--- START OF Records for the exercise ---

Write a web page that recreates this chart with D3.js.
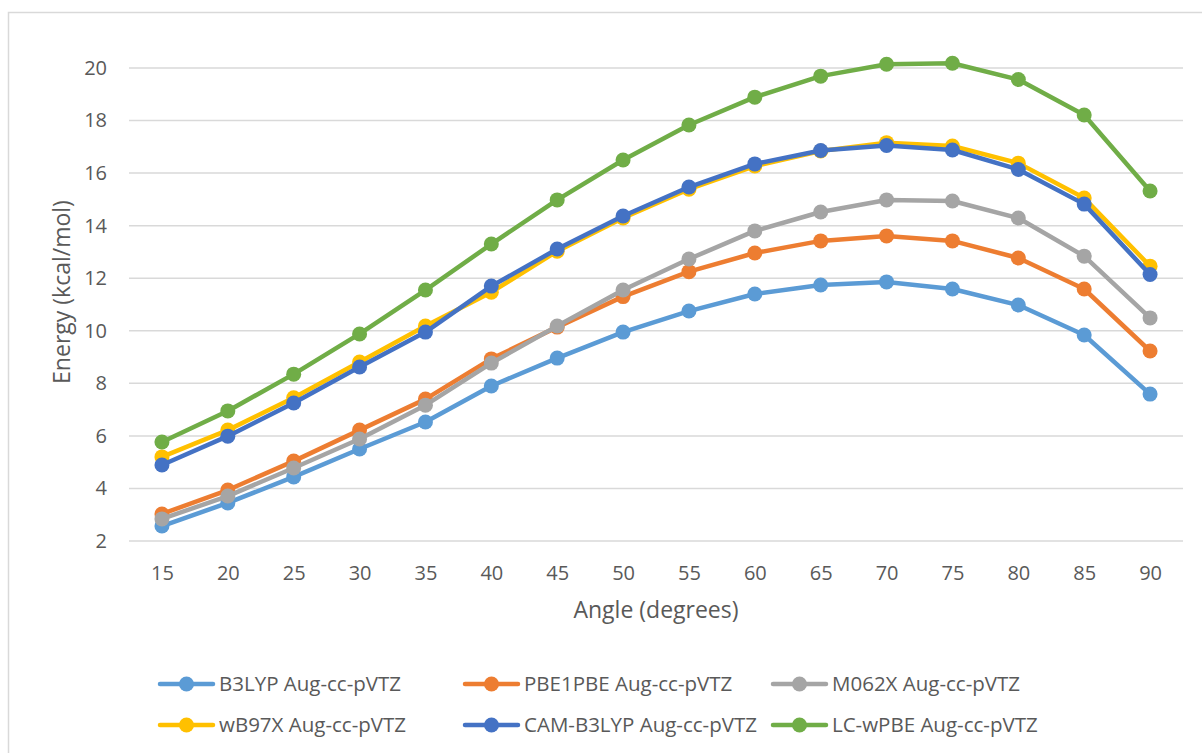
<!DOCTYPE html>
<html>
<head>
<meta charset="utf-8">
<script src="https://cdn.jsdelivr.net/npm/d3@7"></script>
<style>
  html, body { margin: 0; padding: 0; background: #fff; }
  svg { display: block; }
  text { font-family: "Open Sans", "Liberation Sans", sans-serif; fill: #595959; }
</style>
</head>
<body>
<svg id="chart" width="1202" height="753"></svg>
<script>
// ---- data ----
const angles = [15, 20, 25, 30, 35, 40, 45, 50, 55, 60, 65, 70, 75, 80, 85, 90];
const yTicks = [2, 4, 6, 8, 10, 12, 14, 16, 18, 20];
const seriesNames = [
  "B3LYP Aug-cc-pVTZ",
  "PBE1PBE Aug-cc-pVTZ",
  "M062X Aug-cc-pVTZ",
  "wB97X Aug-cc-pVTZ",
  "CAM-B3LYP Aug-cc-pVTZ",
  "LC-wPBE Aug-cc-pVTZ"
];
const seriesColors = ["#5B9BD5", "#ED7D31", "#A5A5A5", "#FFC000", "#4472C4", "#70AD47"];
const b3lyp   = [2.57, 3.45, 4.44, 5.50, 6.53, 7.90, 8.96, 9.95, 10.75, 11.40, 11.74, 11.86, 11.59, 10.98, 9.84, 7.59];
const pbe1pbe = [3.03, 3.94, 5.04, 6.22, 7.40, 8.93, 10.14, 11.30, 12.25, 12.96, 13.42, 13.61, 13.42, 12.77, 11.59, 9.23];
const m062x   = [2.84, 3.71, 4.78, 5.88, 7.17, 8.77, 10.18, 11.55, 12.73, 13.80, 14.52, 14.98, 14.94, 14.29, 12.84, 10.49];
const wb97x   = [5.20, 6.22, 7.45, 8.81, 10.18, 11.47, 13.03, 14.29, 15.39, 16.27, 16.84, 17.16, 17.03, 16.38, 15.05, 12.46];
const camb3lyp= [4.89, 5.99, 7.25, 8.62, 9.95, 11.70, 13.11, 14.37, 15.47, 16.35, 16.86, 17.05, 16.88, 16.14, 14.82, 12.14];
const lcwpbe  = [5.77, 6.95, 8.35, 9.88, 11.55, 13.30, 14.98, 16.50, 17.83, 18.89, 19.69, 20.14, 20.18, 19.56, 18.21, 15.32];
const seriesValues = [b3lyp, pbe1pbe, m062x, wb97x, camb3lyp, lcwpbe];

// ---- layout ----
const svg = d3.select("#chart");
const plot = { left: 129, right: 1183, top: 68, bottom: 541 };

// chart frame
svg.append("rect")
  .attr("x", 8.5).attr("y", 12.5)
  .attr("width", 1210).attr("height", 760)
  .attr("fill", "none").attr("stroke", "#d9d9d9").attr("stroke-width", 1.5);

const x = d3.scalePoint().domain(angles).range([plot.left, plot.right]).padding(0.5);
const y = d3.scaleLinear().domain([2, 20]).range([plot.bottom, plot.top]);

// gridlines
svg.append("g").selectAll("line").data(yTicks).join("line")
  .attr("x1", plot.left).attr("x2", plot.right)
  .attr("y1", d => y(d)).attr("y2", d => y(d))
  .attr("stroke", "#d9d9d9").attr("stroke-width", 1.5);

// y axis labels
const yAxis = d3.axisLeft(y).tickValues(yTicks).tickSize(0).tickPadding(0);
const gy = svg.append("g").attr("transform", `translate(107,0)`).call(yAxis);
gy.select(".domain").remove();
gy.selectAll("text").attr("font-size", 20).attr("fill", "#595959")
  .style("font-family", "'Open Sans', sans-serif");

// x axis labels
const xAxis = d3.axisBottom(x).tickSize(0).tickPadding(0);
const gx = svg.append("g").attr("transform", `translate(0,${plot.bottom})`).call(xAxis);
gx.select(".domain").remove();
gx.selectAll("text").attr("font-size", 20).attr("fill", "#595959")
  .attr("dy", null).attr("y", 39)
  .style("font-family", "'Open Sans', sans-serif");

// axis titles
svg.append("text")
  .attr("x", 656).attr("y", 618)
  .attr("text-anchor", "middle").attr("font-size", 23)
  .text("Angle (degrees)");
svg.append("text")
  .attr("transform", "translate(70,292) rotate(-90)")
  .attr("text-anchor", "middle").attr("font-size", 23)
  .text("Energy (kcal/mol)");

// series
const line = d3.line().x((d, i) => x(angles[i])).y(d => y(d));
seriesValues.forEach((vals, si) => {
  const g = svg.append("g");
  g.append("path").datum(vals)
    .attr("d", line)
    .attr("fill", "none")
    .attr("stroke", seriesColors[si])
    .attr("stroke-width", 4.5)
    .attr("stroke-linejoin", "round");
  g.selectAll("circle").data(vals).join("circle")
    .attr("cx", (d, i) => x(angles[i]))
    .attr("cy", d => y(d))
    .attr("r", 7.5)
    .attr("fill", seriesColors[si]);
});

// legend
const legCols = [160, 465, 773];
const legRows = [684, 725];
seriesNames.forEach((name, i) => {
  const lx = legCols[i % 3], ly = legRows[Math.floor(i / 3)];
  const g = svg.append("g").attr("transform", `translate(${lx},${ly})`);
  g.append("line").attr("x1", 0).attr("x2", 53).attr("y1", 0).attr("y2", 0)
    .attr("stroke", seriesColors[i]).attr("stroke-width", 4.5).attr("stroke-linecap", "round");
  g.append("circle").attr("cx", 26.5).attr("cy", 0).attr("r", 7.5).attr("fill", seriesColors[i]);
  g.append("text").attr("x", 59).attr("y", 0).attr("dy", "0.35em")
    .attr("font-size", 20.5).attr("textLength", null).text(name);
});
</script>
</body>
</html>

--- END OF Records for the exercise ---
--- START OF Records for the exercise ---

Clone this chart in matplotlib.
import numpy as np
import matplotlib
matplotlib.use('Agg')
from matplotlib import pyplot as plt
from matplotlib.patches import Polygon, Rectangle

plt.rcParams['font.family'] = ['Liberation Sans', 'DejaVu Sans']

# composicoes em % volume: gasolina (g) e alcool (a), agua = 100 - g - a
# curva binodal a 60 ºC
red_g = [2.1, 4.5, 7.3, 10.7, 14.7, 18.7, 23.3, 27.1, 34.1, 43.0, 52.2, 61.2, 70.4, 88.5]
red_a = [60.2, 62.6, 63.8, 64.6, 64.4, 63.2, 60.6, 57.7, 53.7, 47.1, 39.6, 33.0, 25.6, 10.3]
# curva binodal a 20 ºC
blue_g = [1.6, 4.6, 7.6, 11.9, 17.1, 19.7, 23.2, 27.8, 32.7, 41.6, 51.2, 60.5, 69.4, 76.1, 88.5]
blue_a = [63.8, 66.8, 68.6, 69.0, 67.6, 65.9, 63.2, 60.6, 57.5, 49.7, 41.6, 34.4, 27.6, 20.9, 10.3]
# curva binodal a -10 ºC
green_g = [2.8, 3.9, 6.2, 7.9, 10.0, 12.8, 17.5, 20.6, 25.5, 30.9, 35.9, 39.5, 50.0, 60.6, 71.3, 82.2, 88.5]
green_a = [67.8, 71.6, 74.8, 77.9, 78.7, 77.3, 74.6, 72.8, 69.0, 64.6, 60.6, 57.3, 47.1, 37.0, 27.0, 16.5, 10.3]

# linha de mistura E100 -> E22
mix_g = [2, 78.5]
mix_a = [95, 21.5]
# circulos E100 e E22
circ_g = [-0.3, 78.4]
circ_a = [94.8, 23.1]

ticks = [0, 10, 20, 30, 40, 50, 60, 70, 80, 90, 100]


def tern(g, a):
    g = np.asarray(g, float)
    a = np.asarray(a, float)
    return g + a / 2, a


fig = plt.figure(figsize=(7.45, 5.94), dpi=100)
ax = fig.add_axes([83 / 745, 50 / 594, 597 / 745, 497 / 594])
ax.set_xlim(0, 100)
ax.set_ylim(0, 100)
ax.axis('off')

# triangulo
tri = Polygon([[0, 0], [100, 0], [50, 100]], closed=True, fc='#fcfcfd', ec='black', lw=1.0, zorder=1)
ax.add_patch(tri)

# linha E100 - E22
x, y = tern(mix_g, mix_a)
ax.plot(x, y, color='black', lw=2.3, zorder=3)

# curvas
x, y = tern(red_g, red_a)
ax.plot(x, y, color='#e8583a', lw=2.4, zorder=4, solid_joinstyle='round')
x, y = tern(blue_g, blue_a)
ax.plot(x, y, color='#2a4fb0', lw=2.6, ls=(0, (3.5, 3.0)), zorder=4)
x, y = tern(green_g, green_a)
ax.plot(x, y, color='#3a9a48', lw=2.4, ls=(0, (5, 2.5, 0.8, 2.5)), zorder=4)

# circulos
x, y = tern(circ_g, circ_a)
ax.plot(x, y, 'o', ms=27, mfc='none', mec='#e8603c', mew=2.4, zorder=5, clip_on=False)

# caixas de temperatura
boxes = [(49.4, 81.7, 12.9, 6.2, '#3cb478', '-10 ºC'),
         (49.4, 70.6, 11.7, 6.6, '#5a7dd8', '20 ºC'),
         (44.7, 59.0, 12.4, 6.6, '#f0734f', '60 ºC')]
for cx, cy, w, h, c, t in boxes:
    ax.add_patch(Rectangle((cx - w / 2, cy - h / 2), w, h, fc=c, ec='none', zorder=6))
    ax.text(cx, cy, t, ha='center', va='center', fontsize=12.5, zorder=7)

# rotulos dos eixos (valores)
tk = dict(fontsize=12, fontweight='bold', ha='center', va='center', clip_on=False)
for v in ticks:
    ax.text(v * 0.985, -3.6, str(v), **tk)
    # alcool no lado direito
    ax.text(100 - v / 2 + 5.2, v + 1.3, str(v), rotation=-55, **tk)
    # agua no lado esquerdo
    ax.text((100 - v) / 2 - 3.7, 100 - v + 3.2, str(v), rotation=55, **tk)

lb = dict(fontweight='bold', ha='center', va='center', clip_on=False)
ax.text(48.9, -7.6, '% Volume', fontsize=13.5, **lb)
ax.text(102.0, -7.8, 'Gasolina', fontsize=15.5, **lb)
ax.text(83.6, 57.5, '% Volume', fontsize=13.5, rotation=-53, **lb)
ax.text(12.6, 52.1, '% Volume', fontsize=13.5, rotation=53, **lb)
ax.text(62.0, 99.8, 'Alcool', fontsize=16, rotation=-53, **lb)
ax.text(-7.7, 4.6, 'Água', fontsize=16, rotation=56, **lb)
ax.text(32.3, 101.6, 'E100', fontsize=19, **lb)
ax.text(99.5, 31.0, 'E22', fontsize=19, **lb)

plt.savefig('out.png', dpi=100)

--- END OF Records for the exercise ---

## Goal
Extract exactly and only the span of lines that begins at the line containing "Clone this chart in matplotlib." and ends at the line containing "ax.axis('off')".

## Task answer
Clone this chart in matplotlib.
import numpy as np
import matplotlib
matplotlib.use('Agg')
from matplotlib import pyplot as plt
from matplotlib.patches import Polygon, Rectangle

plt.rcParams['font.family'] = ['Liberation Sans', 'DejaVu Sans']

# composicoes em % volume: gasolina (g) e alcool (a), agua = 100 - g - a
# curva binodal a 60 ºC
red_g = [2.1, 4.5, 7.3, 10.7, 14.7, 18.7, 23.3, 27.1, 34.1, 43.0, 52.2, 61.2, 70.4, 88.5]
red_a = [60.2, 62.6, 63.8, 64.6, 64.4, 63.2, 60.6, 57.7, 53.7, 47.1, 39.6, 33.0, 25.6, 10.3]
# curva binodal a 20 ºC
blue_g = [1.6, 4.6, 7.6, 11.9, 17.1, 19.7, 23.2, 27.8, 32.7, 41.6, 51.2, 60.5, 69.4, 76.1, 88.5]
blue_a = [63.8, 66.8, 68.6, 69.0, 67.6, 65.9, 63.2, 60.6, 57.5, 49.7, 41.6, 34.4, 27.6, 20.9, 10.3]
# curva binodal a -10 ºC
green_g = [2.8, 3.9, 6.2, 7.9, 10.0, 12.8, 17.5, 20.6, 25.5, 30.9, 35.9, 39.5, 50.0, 60.6, 71.3, 82.2, 88.5]
green_a = [67.8, 71.6, 74.8, 77.9, 78.7, 77.3, 74.6, 72.8, 69.0, 64.6, 60.6, 57.3, 47.1, 37.0, 27.0, 16.5, 10.3]

# linha de mistura E100 -> E22
mix_g = [2, 78.5]
mix_a = [95, 21.5]
# circulos E100 e E22
circ_g = [-0.3, 78.4]
circ_a = [94.8, 23.1]

ticks = [0, 10, 20, 30, 40, 50, 60, 70, 80, 90, 100]


def tern(g, a):
    g = np.asarray(g, float)
    a = np.asarray(a, float)
    return g + a / 2, a


fig = plt.figure(figsize=(7.45, 5.94), dpi=100)
ax = fig.add_axes([83 / 745, 50 / 594, 597 / 745, 497 / 594])
ax.set_xlim(0, 100)
ax.set_ylim(0, 100)
ax.axis('off')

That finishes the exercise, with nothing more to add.